2️⃣ Cultural Communication Style

One possible explanation for this pattern lies in cultural communication differences.

The United States is generally considered a low-context culture, where communication is explicit, direct, and emotionally transparent. Reviewers tend to use strong evaluative expressions such as:

“It was amazing.”
“This movie was absolutely terrible.”

These statements contain clear emotional signals, making it easier for sentiment analysis models to detect strong positive or negative polarity.

Korea, on the other hand, is often described as a high-context culture, where communication tends to be more subtle, indirect, and context-dependent. Instead of directly stating strong evaluations, reviewers may express their opinions through experiential descriptions, such as:

“I lost track of time while watching it.”
“I fell asleep while watching it.”

Although these sentences imply strong positive or negative reactions, they do not always contain explicit emotional keywords. As a result, lexicon-based sentiment models may classify them as neutral or low-intensity sentiment.

3️⃣ Final Conclusion

Overall, both U.S. and Korean audiences reacted positively to Avengers: Endgame.
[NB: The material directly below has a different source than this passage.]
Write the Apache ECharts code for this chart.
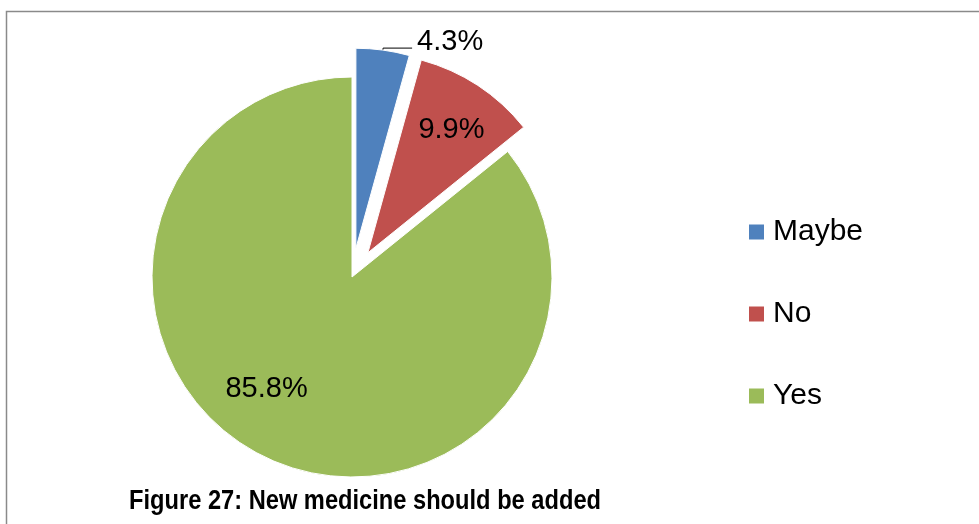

However, the sentiment analysis results reveal that emotional intensity and linguistic expression differ across cultures. The U.S. reviews demonstrated high-intensity, explicit sentiment expression, resulting in a dominant positive classification. In contrast, Korean reviews exhibited more balanced and context-driven emotional expression, leading to a higher proportion of neutral classifications. Therefore, sentiment analysis does not only measure audience preference. It also reflects deeper cultural patterns in how emotions are communicated through language. This study highlights the importance of considering cultural communication style when interpreting cross-linguistic sentiment analysis results.